Concessões para exploração sustentável de madeira, criadas em 2006, representam menos de 1% da produção amazônica. A meta é elevar a participação a 40% até 2022.
Para isso, além da outorga de novas concessões em Flonas, será preciso que as atuais elevem a produtividade. Muitas retiram menos da metade dos 2.500 m3 por quilômetro quadrado a que têm direito.
Hoje as unidades de manejo florestal dentro de cinco flonas (duas em Rondônia e três no Pará) ocupam 8.400 km 2. Para atingir a meta do SFB. elas deveriam ter cerca de 70 mil km2.
As empresas pagam ao SFB de R$ 16 a R$ 130 por m3 de madeira. O dinheiro é repartido entre os governos federal, estadual e municipal.
GARIMPOS E GARIMPOS
Nos cinco anos em que a Amata e a Madeflona vêm operando na Flona do Jamari primeira área aberta para a iniciativa privada, fiscais do Instituto Chico Mendes de Biodiversidade observaram queda no número de invasões na unidade de conservação.
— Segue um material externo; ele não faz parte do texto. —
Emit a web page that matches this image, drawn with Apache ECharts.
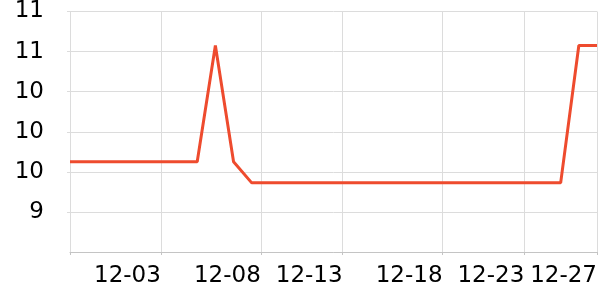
<!DOCTYPE html>
<html>
<head>
<meta charset="utf-8">
<script src="https://cdn.jsdelivr.net/npm/echarts@6/dist/echarts.min.js"></script>
<style>html,body{margin:0;padding:0;background:#fff}#c{width:600px;height:300px}</style>
</head>
<body>
<div id="c"></div>
<script>
var dates = ['2023-11-28','2023-11-29','2023-11-30','2023-12-01','2023-12-02','2023-12-03','2023-12-04','2023-12-05','2023-12-06','2023-12-07',
  '2023-12-08','2023-12-09','2023-12-10','2023-12-11','2023-12-12','2023-12-13','2023-12-14','2023-12-15','2023-12-16','2023-12-17',
  '2023-12-18','2023-12-19','2023-12-20','2023-12-21','2023-12-22','2023-12-23','2023-12-24','2023-12-25','2023-12-26','2023-12-27'];
var values = [9.7,9.7,9.7,9.7,9.7,9.7,9.7,9.7,10.86,9.7,
  9.49,9.49,9.49,9.49,9.49,9.49,9.49,9.49,9.49,9.49,
  9.49,9.49,9.49,9.49,9.49,9.49,9.49,9.49,10.86,10.86];
var tickDates = ['2023-11-28T00:00:00Z','2023-12-03T00:00:00Z','2023-12-08T12:00:00Z','2023-12-13T00:00:00Z','2023-12-18T12:00:00Z','2023-12-23T00:00:00Z','2023-12-27T00:00:00Z'];
var labelDates = tickDates.slice(1);
var yMin = 8.8, yMax = 11.2, yStep = 0.4;

var DAY = 86400000;
function ts(s){ return Date.parse(s.length === 10 ? s + 'T00:00:00Z' : s); }
var t0 = ts(dates[0]);
function dayOf(s){ return (ts(s) - t0) / DAY; }
function pad(n){ return (n < 10 ? '0' : '') + n; }
function mmdd(dayOffset){ var d = new Date(t0 + dayOffset * DAY); return pad(d.getUTCMonth()+1) + '-' + pad(d.getUTCDate()); }

var chart = echarts.init(document.getElementById('c'), null, {renderer:'canvas'});
chart.setOption({
  animation: false,
  grid: {left: 70, width: 531, top: 10, bottom: 48, containLabel: false},
  xAxis: {
    type: 'value',
    min: dayOf(dates[0]),
    max: dayOf(dates[dates.length-1]),
    axisLine: {lineStyle: {color: '#c4c4c4'}},
    axisTick: {show: true, length: 3, lineStyle: {color: '#c4c4c4'}, customValues: tickDates.map(dayOf)},
    axisLabel: {
      customValues: labelDates.map(dayOf),
      formatter: function(v){ return mmdd(v); },
      align: 'right',
      color: '#000',
      fontFamily: 'DejaVu Sans',
      fontSize: 23,
      margin: 13,
      hideOverlap: false
    },
    splitLine: {show: true, lineStyle: {color: '#dcdcdc', width: 1}}
  },
  yAxis: {
    type: 'value',
    min: yMin,
    max: yMax,
    interval: yStep,
    axisLine: {show: false},
    axisTick: {show: true, length: 3, lineStyle: {color: '#dcdcdc'}},
    axisLabel: {
      showMinLabel: false,
      formatter: function(v){ return String(Math.round(v)); },
      color: '#000',
      fontFamily: 'DejaVu Sans',
      fontSize: 23,
      margin: 26
    },
    splitLine: {show: true, lineStyle: {color: '#dcdcdc', width: 1}}
  },
  series: [{
    type: 'line',
    data: dates.map(function(d, i){ return [dayOf(d), values[i]]; }),
    showSymbol: false,
    symbol: 'none',
    lineStyle: {color: '#ee4b2e', width: 3},
    itemStyle: {color: '#ee4b2e'}
  }]
});
</script>
</body>
</html>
Incursões para garimpo de madeira ainda existem, mas já foram bem mais comuns.
Por outro lado, o garimpo verdadeiro, mineral, degrada a floresta mais que o roubo de toras. O solo da região é rico em cassiterita e colombita, minérios dos quais se extraem estanho e tântalo.
A extração de madeira ilegal, por alvejar só árvores selecionadas, não causa uma eliminação total da cobertura vegetal. Mas abre as portas para a chegada da agropecuária, responsável por "limpar" o que resta da mata.
O trecho norte da Flona do Jamari permanece preservado, mas a pressão ambiental sobre o resto da borda da reserva aumenta. Concessões florestais são cruciais na proteção da unidade de conservação. "A presença do concessionário afasta quem quer fazer uso irregular da área", diz Raimundo Deusdará, diretor-geral do SFB.
A estratégia para compensar a falta de vigilância de unidades de conservação nem sempre funciona.
O lado mais pressionado da Flona do Jamari, a oeste, no município de Cujubim (RO), não tem nenhum concessionário operando.
O SFB atribui o desinteresse pela área da Flona em Cujubim a um maior isolamento e a presença maior de serrarias ilegais. A concessionária que assumisse aquelas terras teria de conviver com mais conflitos.